I use sliced scroll api to fetch results from Elasticsearch in parallel (https://www.elastic.co/guide/en/elasticsearch/reference/current/search-request-scroll.html#sliced-scroll). But I am not able to set Elasticsearch to return first milion only. Results count cab be reduced using parameter "min_score", but it's not way I want. Is it possible to set results count even if sliced scroll method is used?
terminate_after (bottom of this page: https://www.elastic.co/guide/en/elasticsearch/reference/current/search-uri-request.html) might work with scrolling, I'm not sure
But why not just record the number of hits that you've scrolled client-side and stop when you get to 1m?

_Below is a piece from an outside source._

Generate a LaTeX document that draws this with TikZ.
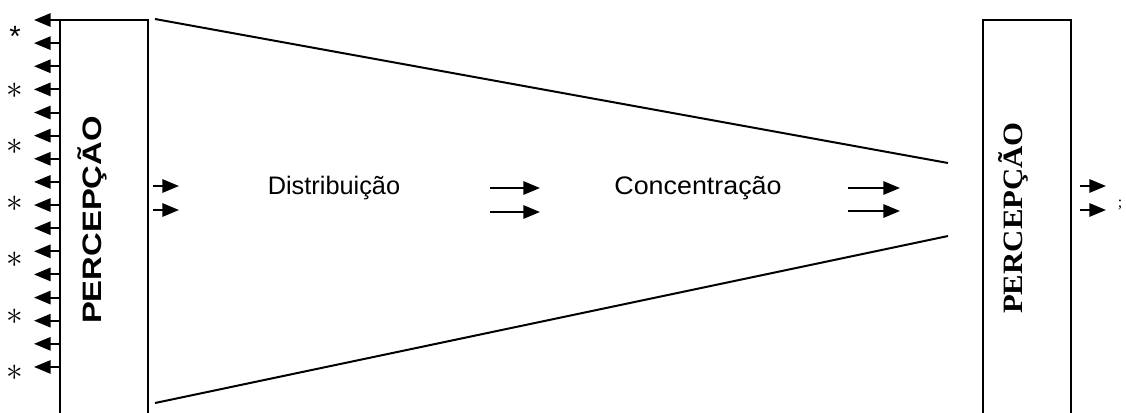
\documentclass[tikz,border=0pt]{standalone}
\usepackage{fontspec}
\setmainfont{Liberation Sans}
\newfontfamily\timesfont{Liberation Serif}
\usetikzlibrary{arrows.meta}
\begin{document}
\begin{tikzpicture}[x=0.75pt,y=-0.75pt,
  ln/.style={line width=1.5pt},
  arr/.style={line width=1.5pt,-{Triangle[length=12.5pt,width=10pt]}},
  box/.style={draw,line width=1.5pt,minimum width=66pt,minimum height=310pt,anchor=north west,inner sep=0pt},
  lbl/.style={font=\fontsize{19}{22}\selectfont,anchor=base},
  star/.style={font=\fontsize{28}{30}\selectfont,inner sep=0pt}]
\useasboundingbox (0,0) rectangle (1126,412);
% boxes
\node[box] (L) at (59,19) {};
\node[box] (R) at (982,19) {};
\node[font=\fontsize{20}{22}\selectfont\bfseries,rotate=90] (Lt) at (92,220) {\scalebox{1.23}[1]{PERCEPÇÃO}};
\node[font=\timesfont\fontsize{21}{23}\selectfont\bfseries,rotate=90] (Rt) at (1013,218) {\scalebox{1.1}[1]{PERCEPÇÃO}};
% left arrows
\foreach \i in {0,...,15}{
  \coordinate (ls\i) at (59,{20+23.13*\i});
  \coordinate (le\i) at (34,{20+23.13*\i});
  \draw[arr] (ls\i) -- (le\i);
}
% asterisks
\node[inner sep=0pt,font=\fontsize{22}{24}\selectfont] (s0) at (15,36) {*};
\foreach \i in {1,...,6}{
  \node[star] (s\i) at (15,{34+56.5*\i}) {$\ast$};
}
% funnel lines
\coordinate (t1) at (155,19); \coordinate (t2) at (948,163);
\coordinate (b1) at (155,403); \coordinate (b2) at (948,236);
\draw[ln] (t1) -- (t2);
\draw[ln] (b1) -- (b2);
% labels
\node[lbl] (dist) at (334,194) {Distribuição};
\node[lbl] (conc) at (698,194) {\scalebox{1.06}[1]{Concentração}};
% middle arrows
\coordinate (a1) at (153,186); \coordinate (a2) at (179,186);
\coordinate (a3) at (153,210); \coordinate (a4) at (179,210);
\draw[arr] (a1) -- (a2); \draw[arr] (a3) -- (a4);
\coordinate (c1) at (490,188); \coordinate (c2) at (540,188);
\coordinate (c3) at (490,212); \coordinate (c4) at (540,212);
\draw[arr] (c1) -- (c2); \draw[arr] (c3) -- (c4);
\coordinate (d1) at (848,188); \coordinate (d2) at (900,188);
\coordinate (d3) at (848,211); \coordinate (d4) at (900,211);
\draw[arr] (d1) -- (d2); \draw[arr] (d3) -- (d4);
\coordinate (e1) at (1080,186); \coordinate (e2) at (1106,186);
\coordinate (e3) at (1080,210); \coordinate (e4) at (1106,210);
\draw[arr] (e1) -- (e2); \draw[arr] (e3) -- (e4);
% small mark at right edge
\node[font=\timesfont\fontsize{12}{13}\selectfont,inner sep=0pt] (m) at (1120,205) {;};
\end{tikzpicture}
\end{document}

Thanks, I will try "terminate_after".
Yes, I tried this method. But when using "sliced scroll" results seems to be received in random order among slices. So when I stop after 1m received results, it's not sure I received 1m highest score results.
Example: I'm fetching results using 5 slices with size 1000. I supposed that slice 0 will receive 1000 highest score results. But it's not sure. I tested it.
Ok, I solved this problem. I control results count fetched with each slice and I stop fetching when defined count per slice is reached.
I don't know how to use "terminate_after" param exactly. It stops fetching when defined count is reached, but received results have not highest score. So it's useless for me.
This topic was automatically closed 28 days after the last reply. New replies are no longer allowed.